Olivenhain residents are rightly alarmed by the danger this unprecedented six-story project will create in the event of a wind-fueled Santa Ana fire on already traffic impacted Rancho Santa Fe Road. Neither the developer nor the city is offering any traffic mitigation. It’s not required by the state.

Soon, Goodson will be in the hands of the City Council to decide. Led by Blakespear, they are determined to approve high-density housing, regardless of the impact or danger those types of projects will have on residents.

Goodson’s 42 affordable apartments are so measly in size, even Commissioner Kevin Doyle mentioned them during deliberations. The 42 one-bedroom apartments could not support a family of four or five.

Remember, the Encinitas City Council, including Mayor Catherine Blakespear and Councilman Tony Kranz, did not support Prop A and voted for all 15 Measure U sites, so it should come as no surprise if the majority of council members vote yes on Goodson.

The mayor and council recently approved the 6th Housing Element, proudly proclaiming we will meet our affordable housing requirements with the state.
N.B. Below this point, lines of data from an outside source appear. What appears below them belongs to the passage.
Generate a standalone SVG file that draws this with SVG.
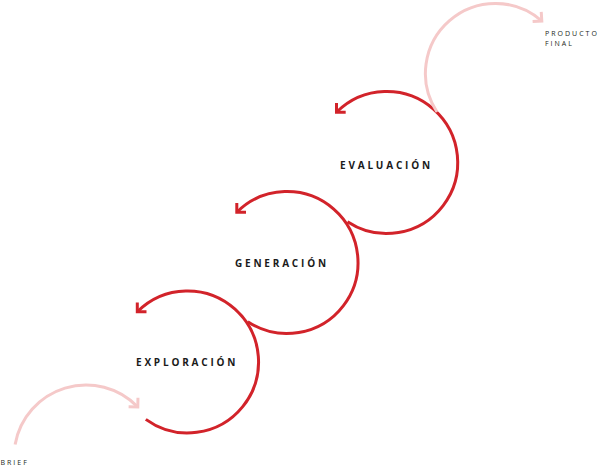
<svg xmlns="http://www.w3.org/2000/svg" width="600" height="468" viewBox="0 0 600 468">
<style>
.red{fill:none;stroke:#d2232a;stroke-width:3;}
.pink{fill:none;stroke:#f5c9c9;stroke-width:3;}
.lbl{font-family:"Open Sans","Liberation Sans",sans-serif;font-weight:bold;font-size:10px;letter-spacing:2.8px;fill:#1a1a1a;}
.sm{font-family:"Open Sans","Liberation Sans",sans-serif;font-size:7px;letter-spacing:2px;fill:#231f20;}
</style>
<defs>
<marker id="ar" markerUnits="userSpaceOnUse" viewBox="-12 -12 24 24" markerWidth="24" markerHeight="24" refX="0" refY="0" orient="auto">
<path d="M-6.5,-6.5 L0,0 L-6.5,6.5" fill="none" stroke="#d2232a" stroke-width="3"/>
</marker>
<marker id="ap" markerUnits="userSpaceOnUse" viewBox="-12 -12 24 24" markerWidth="24" markerHeight="24" refX="0" refY="0" orient="auto">
<path d="M-6.5,-6.5 L0,0 L-6.5,6.5" fill="none" stroke="#f5c9c9" stroke-width="3"/>
</marker>
</defs>
<g id="connectors">
<path class="pink" d="M15.1,444.5 A72,72 0 0 1 137.8,407" marker-end="url(#ap)"/>
<path class="red" d="M145.8,419.4 A71,71 0 1 0 137.3,311.8" marker-end="url(#ar)"/>
<path class="red" d="M247.8,321.7 A71,71 0 1 0 236.8,212.3" marker-end="url(#ar)"/>
<path class="red" d="M347.5,221.7 A71,71 0 1 0 336.5,112.3" marker-end="url(#ar)"/>
<path class="pink" d="M437,112 A70,70 0 0 1 541.8,21" marker-end="url(#ap)"/>
</g>
<g id="brief"><text class="sm" x="0.5" y="465">BRIEF</text></g>
<g id="exploracion"><text class="lbl" x="136" y="366">EXPLORACIÓN</text></g>
<g id="generacion"><text class="lbl" x="235" y="267">GENERACIÓN</text></g>
<g id="evaluacion"><text class="lbl" x="340" y="169">EVALUACIÓN</text></g>
<g id="producto-final"><text class="sm" x="545" y="36">PRODUCTO</text><text class="sm" x="545" y="46">FINAL</text></g>
</svg>
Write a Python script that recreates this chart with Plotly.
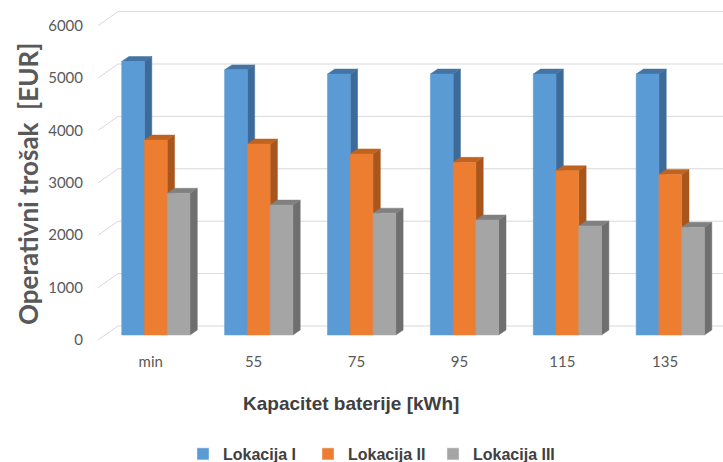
import plotly.graph_objects as go

# ---- data ----
categories = ["min", "55", "75", "95", "115", "135"]
series_names = ["Lokacija I", "Lokacija II", "Lokacija III"]
lokacija_1 = [5220, 5060, 4980, 4980, 4980, 4980]
lokacija_2 = [3720, 3645, 3455, 3295, 3135, 3065]
lokacija_3 = [2705, 2480, 2325, 2195, 2080, 2055]
y_ticks = [0, 1000, 2000, 3000, 4000, 5000, 6000]

# ---- style ----
front_colors = ["#5b9bd5", "#ed7d31", "#a5a5a5"]
side_colors = ["#3d6b99", "#a9561d", "#6f6f6f"]
top_colors = ["#4474a4", "#bf631f", "#808080"]
bar_w = 0.2213          # bar width in x units
dx = 0.071              # depth offset x (units)
dy = 95.0               # depth offset y (units)
grid_dy = 172.0         # back wall offset
label_dy = -95.0        # front label offset
x_range = [-0.5428, 5.512]
y_range = [-190.8, 6297.7]
back_paper_x = 18 / 623

fig = go.Figure()
all_series = [lokacija_1, lokacija_2, lokacija_3]

for s, vals in enumerate(all_series):
    sx, sy, tx, ty, fx, fy = [], [], [], [], [], []
    for i, v in enumerate(vals):
        xl = i - 1.5 * bar_w + s * bar_w
        xr = xl + bar_w
        sx += [xr, xr + dx, xr + dx, xr, xr, None]
        sy += [0, dy, v + dy, v, 0, None]
        tx += [xl, xl + dx, xr + dx, xr, xl, None]
        ty += [v, v + dy, v + dy, v, v, None]
        fx += [xl, xr, xr, xl, xl, None]
        fy += [0, 0, v, v, 0, None]
    for xs, ys, col in ((sx, sy, side_colors[s]), (tx, ty, top_colors[s]), (fx, fy, front_colors[s])):
        fig.add_trace(go.Scatter(x=xs, y=ys, mode="lines", fill="toself", fillcolor=col,
                                 line=dict(color=col, width=0.5), showlegend=False,
                                 hoverinfo="skip"))

# legend entries
for s, name in enumerate(series_names):
    fig.add_trace(go.Bar(x=[None], y=[None], name=name, marker_color=front_colors[s]))

# gridlines on back wall + diagonal stubs
shapes = []
for v in y_ticks:
    shapes.append(dict(type="line", xref="paper", yref="y", x0=back_paper_x, x1=1,
                       y0=v + grid_dy, y1=v + grid_dy, line=dict(color="#d9d9d9", width=1),
                       layer="below"))
    shapes.append(dict(type="line", xref="paper", yref="y", x0=-0.003, x1=back_paper_x,
                       y0=v + label_dy, y1=v + grid_dy, line=dict(color="#d9d9d9", width=1),
                       layer="below"))

fig.update_layout(
    width=723, height=462,
    margin=dict(l=100, r=0, t=5, b=117, autoexpand=False),
    paper_bgcolor="white", plot_bgcolor="white",
    shapes=shapes,
    showlegend=True,
    legend=dict(orientation="h", x=(183 - 100) / 623, y=-(454 - 345) / 340,
                xanchor="left", yanchor="middle",
                font=dict(family="Liberation Sans", size=16, color="#404040", weight="bold"),
                itemwidth=30, entrywidth=80, entrywidthmode="pixels"),
    xaxis=dict(range=x_range, tickmode="array",
               tickvals=[i - 0.05 for i in range(len(categories))], ticktext=categories,
               showgrid=False, zeroline=False, showline=False, ticks="",
               ticklabelstandoff=6,
               tickfont=dict(family="Lato", size=15, color="#595959")),
    yaxis=dict(range=y_range, tickmode="array",
               tickvals=[v + label_dy for v in y_ticks], ticktext=[str(v) for v in y_ticks],
               showgrid=False, zeroline=False, showline=False, ticks="",
               ticklabelstandoff=16,
               tickfont=dict(family="Lato", size=15, color="#595959")),
    annotations=[
        dict(text="<b>Kapacitet baterije [kWh]</b>", xref="paper", yref="paper",
             x=(351 - 100) / 623, y=-(403 - 345) / 340, xanchor="center", yanchor="middle",
             showarrow=False, font=dict(family="Liberation Sans", size=19, color="#404040")),
        dict(text="<b>Operativni trošak  [EUR]</b>", xref="paper", yref="paper",
             x=(28 - 100) / 623, y=1 - (184 - 5) / 340, xanchor="center", yanchor="middle",
             textangle=-90, showarrow=False,
             font=dict(family="Lato", size=26, color="#595959")),
    ],
)

fig.write_html("out.html")
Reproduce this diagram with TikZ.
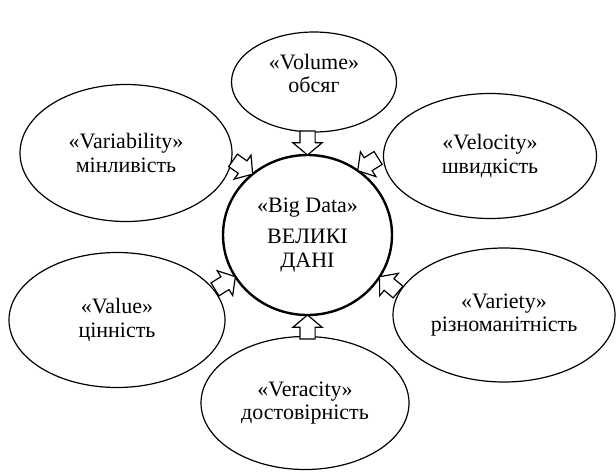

The reality is, with only 15% or 20% affordable units required, including the 15 Measure U properties, it is obvious we will NOT meet our state-mandated requirements.

After careful deliberation last spring, the Planning Commission voted to increase our affordable housing percentage to 50%, in part to lessen the impact of high volume density growth in already saturated Encinitas and to also achieve our low-income housing requirement with fewer units faster.

In June, the mayor and council rejected the Planning Commission’s proposal, voting to allow future projects to supply only 15% or 20% affordable units, even though HCD had signaled they would sign off at 50%. Apparently, the city did not take the possibility of a judge deciding Prop A in the favor of the voters seriously.

In 15 months we will be voting for a mayor and for council seats in Districts 3 and 4. If Mayor Blakespear loses her state Senate primary, she will surely run again.

If she moves on to run for California State Senate, it’s rumored Councilmembers Tony Kranz and Joe Mosca are both considering a run for mayor.

Bearing in mind their complicity in overturning Prop A and their consistent votes approving high-density projects, do we really want to keep our city’s future growth in the hands of those who through the court system sought to overturn our constitutionally protected vote? It will be up to you to decide.

Cindy Cremona is a resident of Encinitas. 

1 comment

boxofpoems September 11, 2021 at 10:17 am

I am so grateful to those who worked tirelessly in 2012-2013, including myself and my late husband, Russell Marr, to gather signatures to qualify this important initiative to qualify for the ballot. Here, in Encinitas, elected officials and bureaucrats have acted against our best interests, again and again, using their positions of power and control to bully us, personally, and to undermine our local democracy.